PROBLEM TO SOLVE:
Leave out every picture, then output exactly the lines between the ones holding "Emit a Python" and "s.set_visible(False)", inclusive, and nothing beyond them.

────────

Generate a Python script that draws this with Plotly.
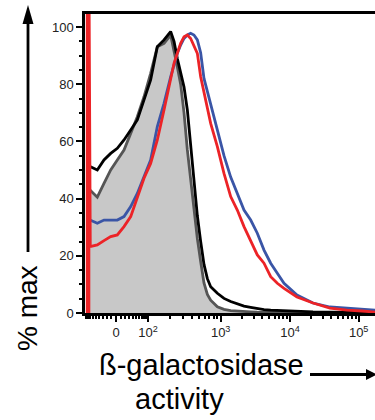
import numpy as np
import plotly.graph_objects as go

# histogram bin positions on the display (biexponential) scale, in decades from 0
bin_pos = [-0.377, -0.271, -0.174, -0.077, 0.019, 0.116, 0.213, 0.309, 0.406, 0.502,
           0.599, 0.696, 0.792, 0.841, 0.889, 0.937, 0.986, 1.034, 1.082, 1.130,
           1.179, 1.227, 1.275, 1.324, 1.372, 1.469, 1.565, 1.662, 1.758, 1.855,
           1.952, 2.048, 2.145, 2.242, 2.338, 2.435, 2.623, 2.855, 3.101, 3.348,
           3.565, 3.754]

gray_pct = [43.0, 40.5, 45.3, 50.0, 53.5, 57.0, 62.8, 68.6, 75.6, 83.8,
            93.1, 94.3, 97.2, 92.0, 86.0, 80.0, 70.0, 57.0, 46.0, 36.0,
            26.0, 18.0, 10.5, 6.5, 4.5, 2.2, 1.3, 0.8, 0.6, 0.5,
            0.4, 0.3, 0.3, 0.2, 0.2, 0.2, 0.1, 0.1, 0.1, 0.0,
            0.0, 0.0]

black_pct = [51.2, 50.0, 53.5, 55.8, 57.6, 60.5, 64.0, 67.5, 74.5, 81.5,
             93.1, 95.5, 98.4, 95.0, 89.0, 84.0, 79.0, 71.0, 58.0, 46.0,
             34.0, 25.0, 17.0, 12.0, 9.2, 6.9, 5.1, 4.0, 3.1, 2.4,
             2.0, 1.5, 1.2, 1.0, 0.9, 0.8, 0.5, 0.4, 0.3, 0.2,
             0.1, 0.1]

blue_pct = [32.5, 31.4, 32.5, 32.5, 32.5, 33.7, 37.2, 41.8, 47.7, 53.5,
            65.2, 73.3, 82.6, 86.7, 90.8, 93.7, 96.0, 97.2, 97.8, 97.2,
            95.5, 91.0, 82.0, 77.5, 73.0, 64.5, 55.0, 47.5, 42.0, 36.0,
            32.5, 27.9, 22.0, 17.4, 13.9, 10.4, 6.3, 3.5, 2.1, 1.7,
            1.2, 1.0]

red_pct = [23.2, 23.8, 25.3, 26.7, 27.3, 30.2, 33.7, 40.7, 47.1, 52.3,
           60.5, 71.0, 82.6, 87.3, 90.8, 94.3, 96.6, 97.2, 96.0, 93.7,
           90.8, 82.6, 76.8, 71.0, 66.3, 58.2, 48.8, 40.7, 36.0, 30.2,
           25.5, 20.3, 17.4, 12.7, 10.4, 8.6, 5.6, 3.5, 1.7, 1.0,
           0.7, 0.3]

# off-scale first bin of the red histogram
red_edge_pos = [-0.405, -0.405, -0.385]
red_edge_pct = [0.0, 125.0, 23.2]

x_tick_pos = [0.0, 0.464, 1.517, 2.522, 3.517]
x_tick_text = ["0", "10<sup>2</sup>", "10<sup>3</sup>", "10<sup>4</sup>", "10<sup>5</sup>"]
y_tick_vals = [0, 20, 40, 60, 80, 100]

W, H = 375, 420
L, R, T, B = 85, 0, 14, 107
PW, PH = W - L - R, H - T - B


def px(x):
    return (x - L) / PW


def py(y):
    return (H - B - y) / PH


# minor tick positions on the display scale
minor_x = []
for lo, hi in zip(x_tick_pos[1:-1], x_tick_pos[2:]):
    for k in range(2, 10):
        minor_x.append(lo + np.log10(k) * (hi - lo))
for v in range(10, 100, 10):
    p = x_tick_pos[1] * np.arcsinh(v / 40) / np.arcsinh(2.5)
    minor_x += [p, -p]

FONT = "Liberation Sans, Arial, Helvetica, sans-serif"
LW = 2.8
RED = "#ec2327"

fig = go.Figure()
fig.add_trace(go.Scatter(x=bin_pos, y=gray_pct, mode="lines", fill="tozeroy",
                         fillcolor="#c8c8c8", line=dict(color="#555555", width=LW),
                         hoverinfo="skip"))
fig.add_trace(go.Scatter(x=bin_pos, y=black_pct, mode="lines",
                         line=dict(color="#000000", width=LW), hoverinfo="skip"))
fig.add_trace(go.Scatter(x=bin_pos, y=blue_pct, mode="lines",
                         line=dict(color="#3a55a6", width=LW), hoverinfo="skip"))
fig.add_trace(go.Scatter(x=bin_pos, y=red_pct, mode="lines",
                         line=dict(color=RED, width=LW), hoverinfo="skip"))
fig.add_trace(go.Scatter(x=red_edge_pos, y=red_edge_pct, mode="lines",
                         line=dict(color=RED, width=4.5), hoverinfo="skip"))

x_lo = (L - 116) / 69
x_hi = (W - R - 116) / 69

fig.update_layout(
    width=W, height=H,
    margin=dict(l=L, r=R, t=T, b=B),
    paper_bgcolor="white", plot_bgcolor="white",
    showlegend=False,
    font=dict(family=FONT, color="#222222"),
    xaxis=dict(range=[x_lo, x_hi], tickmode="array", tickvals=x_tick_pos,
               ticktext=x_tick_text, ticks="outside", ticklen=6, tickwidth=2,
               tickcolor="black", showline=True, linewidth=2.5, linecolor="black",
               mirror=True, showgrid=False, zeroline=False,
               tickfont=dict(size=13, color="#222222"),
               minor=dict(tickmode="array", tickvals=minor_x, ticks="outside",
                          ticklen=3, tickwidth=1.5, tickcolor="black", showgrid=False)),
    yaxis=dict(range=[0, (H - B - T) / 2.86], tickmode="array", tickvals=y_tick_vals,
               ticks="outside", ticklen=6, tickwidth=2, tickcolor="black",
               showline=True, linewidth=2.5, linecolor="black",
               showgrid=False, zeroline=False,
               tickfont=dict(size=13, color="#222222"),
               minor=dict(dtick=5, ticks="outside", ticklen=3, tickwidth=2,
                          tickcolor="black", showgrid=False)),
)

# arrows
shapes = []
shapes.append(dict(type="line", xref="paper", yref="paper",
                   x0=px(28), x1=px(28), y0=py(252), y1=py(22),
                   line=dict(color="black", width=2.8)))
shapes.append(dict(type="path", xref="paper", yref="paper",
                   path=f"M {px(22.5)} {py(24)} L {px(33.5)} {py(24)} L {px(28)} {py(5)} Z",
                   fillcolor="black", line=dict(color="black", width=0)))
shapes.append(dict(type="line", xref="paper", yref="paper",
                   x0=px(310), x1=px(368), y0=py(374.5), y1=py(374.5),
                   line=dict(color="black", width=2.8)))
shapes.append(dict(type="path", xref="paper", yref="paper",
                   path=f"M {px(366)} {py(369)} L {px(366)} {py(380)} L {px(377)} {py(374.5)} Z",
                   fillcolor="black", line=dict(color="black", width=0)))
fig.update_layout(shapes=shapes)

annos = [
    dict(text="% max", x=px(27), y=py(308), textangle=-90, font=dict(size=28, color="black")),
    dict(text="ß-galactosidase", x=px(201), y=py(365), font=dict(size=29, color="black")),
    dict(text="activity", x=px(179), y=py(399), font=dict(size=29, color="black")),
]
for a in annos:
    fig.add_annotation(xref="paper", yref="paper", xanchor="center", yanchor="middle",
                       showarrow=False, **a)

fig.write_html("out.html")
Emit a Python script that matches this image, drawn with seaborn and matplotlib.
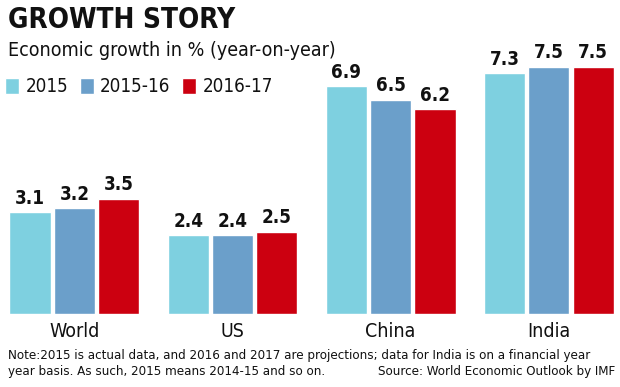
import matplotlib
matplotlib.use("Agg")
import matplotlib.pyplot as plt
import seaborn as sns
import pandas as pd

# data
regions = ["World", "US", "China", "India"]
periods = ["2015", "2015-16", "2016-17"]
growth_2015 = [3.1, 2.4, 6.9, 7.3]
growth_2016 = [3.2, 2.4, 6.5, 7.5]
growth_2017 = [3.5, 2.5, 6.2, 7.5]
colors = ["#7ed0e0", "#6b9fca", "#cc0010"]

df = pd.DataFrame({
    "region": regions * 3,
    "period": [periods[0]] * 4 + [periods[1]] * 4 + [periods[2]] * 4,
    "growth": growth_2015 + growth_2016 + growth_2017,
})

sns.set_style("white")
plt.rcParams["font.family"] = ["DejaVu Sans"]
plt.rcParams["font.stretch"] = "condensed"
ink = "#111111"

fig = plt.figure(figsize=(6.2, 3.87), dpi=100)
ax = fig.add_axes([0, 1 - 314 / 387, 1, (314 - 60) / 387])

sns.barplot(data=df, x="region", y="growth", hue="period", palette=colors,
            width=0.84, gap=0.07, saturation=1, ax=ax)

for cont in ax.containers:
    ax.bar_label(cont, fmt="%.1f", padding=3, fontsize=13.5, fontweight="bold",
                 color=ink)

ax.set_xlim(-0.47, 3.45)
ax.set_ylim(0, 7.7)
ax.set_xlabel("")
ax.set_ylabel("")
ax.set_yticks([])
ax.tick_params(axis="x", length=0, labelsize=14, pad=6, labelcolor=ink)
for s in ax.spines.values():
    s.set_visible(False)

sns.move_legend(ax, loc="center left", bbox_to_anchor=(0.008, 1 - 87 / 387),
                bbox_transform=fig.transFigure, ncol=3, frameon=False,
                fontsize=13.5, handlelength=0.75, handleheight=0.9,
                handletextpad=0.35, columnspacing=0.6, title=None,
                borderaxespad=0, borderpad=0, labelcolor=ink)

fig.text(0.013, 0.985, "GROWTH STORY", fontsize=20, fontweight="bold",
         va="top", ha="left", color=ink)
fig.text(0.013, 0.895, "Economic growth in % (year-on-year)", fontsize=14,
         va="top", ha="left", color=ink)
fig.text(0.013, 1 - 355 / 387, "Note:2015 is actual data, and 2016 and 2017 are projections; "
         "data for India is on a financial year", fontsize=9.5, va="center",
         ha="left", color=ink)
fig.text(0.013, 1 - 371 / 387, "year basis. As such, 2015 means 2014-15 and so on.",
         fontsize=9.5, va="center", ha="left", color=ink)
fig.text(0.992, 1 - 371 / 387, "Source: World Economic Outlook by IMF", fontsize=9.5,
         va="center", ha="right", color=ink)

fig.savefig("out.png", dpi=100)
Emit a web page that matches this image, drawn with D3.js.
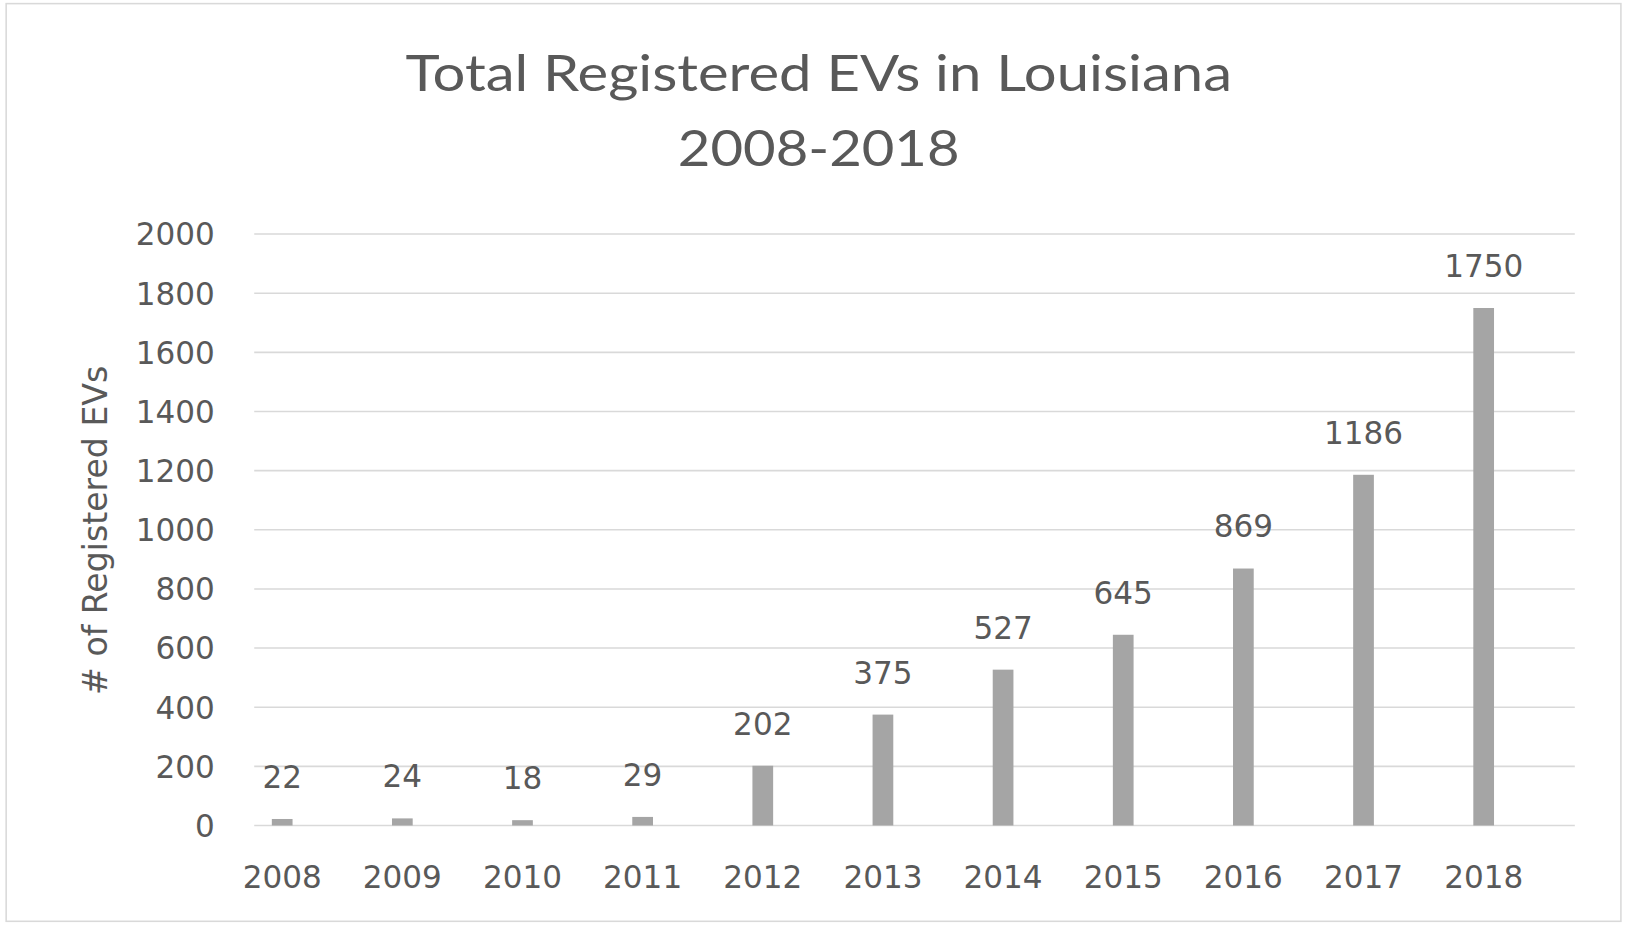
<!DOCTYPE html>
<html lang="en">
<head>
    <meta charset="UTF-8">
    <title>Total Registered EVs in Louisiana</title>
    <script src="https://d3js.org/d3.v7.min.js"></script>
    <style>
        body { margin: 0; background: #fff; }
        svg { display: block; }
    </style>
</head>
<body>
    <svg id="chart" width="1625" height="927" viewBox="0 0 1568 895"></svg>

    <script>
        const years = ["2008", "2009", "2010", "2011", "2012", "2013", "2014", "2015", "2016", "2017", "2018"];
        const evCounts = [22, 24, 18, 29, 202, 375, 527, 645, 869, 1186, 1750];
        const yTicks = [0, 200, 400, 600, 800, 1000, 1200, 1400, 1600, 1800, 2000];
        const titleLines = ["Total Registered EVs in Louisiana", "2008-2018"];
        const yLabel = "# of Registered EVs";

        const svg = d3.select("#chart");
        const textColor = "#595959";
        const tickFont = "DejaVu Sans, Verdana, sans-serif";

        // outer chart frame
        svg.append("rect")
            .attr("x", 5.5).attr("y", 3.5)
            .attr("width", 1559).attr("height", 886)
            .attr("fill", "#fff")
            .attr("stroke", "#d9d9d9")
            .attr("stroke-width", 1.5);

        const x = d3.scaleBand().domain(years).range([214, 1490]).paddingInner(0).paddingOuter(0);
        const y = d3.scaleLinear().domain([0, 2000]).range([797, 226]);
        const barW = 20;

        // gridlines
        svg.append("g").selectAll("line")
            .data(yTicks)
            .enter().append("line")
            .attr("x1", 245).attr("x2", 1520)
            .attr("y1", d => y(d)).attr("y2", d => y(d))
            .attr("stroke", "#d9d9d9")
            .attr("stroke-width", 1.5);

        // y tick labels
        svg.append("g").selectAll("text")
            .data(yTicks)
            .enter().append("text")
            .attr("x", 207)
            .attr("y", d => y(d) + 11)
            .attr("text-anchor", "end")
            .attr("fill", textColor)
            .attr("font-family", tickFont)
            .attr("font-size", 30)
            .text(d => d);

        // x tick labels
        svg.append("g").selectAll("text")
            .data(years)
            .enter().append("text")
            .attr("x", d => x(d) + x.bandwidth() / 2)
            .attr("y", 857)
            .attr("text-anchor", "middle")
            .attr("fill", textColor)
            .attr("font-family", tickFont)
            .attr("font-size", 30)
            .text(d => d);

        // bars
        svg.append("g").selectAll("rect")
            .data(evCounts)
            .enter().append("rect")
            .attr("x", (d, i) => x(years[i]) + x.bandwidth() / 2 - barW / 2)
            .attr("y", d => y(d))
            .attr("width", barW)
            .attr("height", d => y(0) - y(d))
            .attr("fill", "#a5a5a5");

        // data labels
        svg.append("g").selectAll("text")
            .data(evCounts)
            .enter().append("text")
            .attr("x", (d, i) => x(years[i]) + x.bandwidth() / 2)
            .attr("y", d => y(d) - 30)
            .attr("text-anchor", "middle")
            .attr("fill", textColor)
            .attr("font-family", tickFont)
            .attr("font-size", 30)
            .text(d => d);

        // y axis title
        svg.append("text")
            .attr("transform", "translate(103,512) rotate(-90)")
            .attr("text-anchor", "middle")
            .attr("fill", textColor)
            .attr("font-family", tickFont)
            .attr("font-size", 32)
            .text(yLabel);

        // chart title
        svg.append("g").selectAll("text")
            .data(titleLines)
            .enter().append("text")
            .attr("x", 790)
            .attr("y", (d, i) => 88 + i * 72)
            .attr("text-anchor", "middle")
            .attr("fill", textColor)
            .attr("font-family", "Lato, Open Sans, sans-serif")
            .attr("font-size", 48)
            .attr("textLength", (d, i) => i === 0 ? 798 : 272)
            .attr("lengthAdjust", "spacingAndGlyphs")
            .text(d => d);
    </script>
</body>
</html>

────────

OUTPUT BELOW:
Emit a Python script that matches this image, drawn with seaborn and matplotlib.
import matplotlib
matplotlib.use("Agg")
import matplotlib.pyplot as plt
import seaborn as sns
import pandas as pd

# data
regions = ["World", "US", "China", "India"]
periods = ["2015", "2015-16", "2016-17"]
growth_2015 = [3.1, 2.4, 6.9, 7.3]
growth_2016 = [3.2, 2.4, 6.5, 7.5]
growth_2017 = [3.5, 2.5, 6.2, 7.5]
colors = ["#7ed0e0", "#6b9fca", "#cc0010"]

df = pd.DataFrame({
    "region": regions * 3,
    "period": [periods[0]] * 4 + [periods[1]] * 4 + [periods[2]] * 4,
    "growth": growth_2015 + growth_2016 + growth_2017,
})

sns.set_style("white")
plt.rcParams["font.family"] = ["DejaVu Sans"]
plt.rcParams["font.stretch"] = "condensed"
ink = "#111111"

fig = plt.figure(figsize=(6.2, 3.87), dpi=100)
ax = fig.add_axes([0, 1 - 314 / 387, 1, (314 - 60) / 387])

sns.barplot(data=df, x="region", y="growth", hue="period", palette=colors,
            width=0.84, gap=0.07, saturation=1, ax=ax)

for cont in ax.containers:
    ax.bar_label(cont, fmt="%.1f", padding=3, fontsize=13.5, fontweight="bold",
                 color=ink)

ax.set_xlim(-0.47, 3.45)
ax.set_ylim(0, 7.7)
ax.set_xlabel("")
ax.set_ylabel("")
ax.set_yticks([])
ax.tick_params(axis="x", length=0, labelsize=14, pad=6, labelcolor=ink)
for s in ax.spines.values():
    s.set_visible(False)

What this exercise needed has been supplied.